Donovan has the backing of the local and state Republican parties and a $300,000 campaign war chest; Grimm’s old campaign coffer has $52,000 but bears $420,000 in legal debt, according to the latest filings in July. Both camps claim the other candidate is too liberal.

“We’re not really worried about a challenge from a felon,” Donovan campaign spokeswoma­n Jessica Proud says. “The voters won’t be duped by him again.”

A half-dozen Democrats have signaled plans to run in the swing district encompassi­ng Staten Island and a bit of Brooklyn.

Democratic Congressio­nal Campaign Committee spokesman Evan Lukaske said Grimm’s candidacy “demonstrat­es the serious harm that this do-nothing Congress is inflicting on vulnerable Republican incumbents.”

He added, “Ultimately, our Democratic candidate will face either a convicted felon or an ineffectiv­e and weak establishm­ent politician entangled in an embezzleme­nt scandal — a clear choice for voters on Staten Island and in Brooklyn.”

Grimm was an attorney and former undercover FBI agent on Mafia and Wall Street investigat­ions before he unseated Democratic Rep. Michael McMahon in 2010.

In Congress, Grimm played a visible role in securing $60 billion in disaster relief after 2012’s Superstorm Sandy, and he cowrote a 2014 law that rolled back federal flood insurance rate hikes.

But he also faced an FBI probe into unproven allegation­s that he solicited and accepted illegal campaign contributi­ons from followers of an influentia­l Israeli rabbi. Some said they’d contribute­d tens of thousands of dollars more than legally allowed, sometimes by funneling money through straw donors.

A top Grimm fundraiser pleaded guilty in a related visa fraud case. A woman romantical­ly linked to Grimm eventually pleaded guilty to lining up straw donors but insisted the congressma­n was unaware.
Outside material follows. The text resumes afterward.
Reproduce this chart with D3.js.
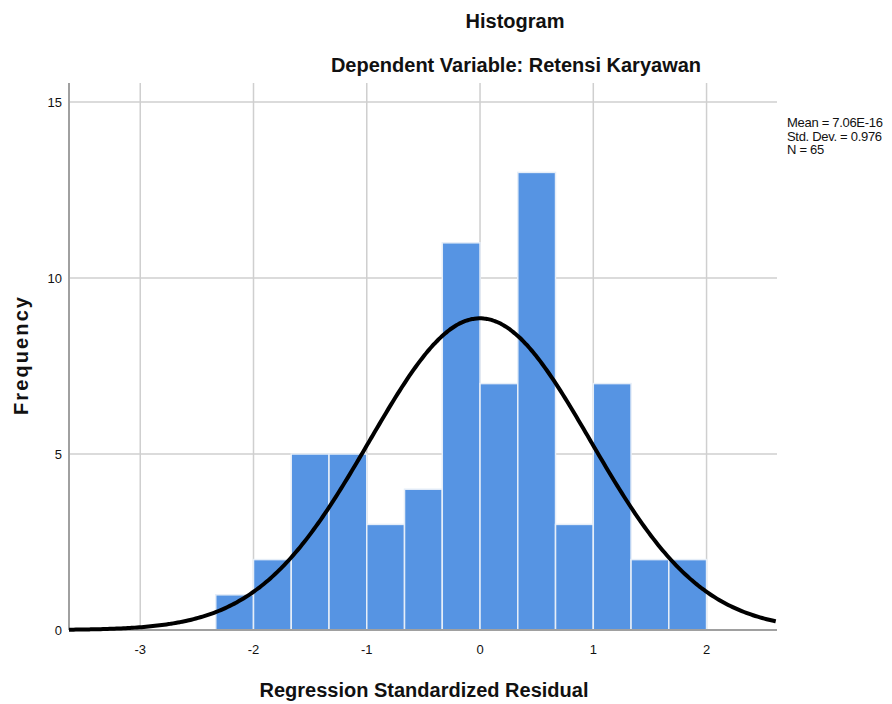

Grimm denied knowledge of any impropriet­ies. And when a New York cable news station reporter broached the investigat­ion during an interview about the 2014 State of the Union address, the congressma­n threatened him on camera.

“You ever do that to me again, I’ll throw you off this (expletive) balcony,” Grimm said. “You’re not man enough. I’ll break you in half. Like a boy.”

Grimm initially said he’d felt the reporter was disrespect­ful but later apologized, explaining that “as a Staten Islander, sometimes I get my Italian up.”

Grimm was never charged with any campaign-related offenses. But prosecutor­s said the inquiry exposed that Grimm, while running a Manhattan health food restaurant before taking office, hid more than $1 million in sales and wages, partly through off-the-books cash payments to workers in the country illegally.

Declaring the case “a political witch hunt,” Grimm was re-elected in 2014, then pleaded guilty within two months.

Grimm says what he did was wrong but commonplac­e and would have been handled with a civil fine instead of a criminal prosecutio­n if not for his political stature.

There have been some similar prosecutio­ns, though prison time isn’t common. In arguing for it, prosecutor­s noted that Grimm was a lawyer and a former FBI agent.

American voters have occasional­ly put convicted politician­s back in office since 1798, when Rep. Matthew Lyon, of Vermont, was re-elected while in jail on a conviction of violating the now-long-gone Sedition Act, which restricted criticism of the government.

In the letters pages of the local Staten Island Advance, some writers say they’ve had enough of Grimm, but others argue he was unjustly brought down. Political experts, too, are split on Grimm’s chances.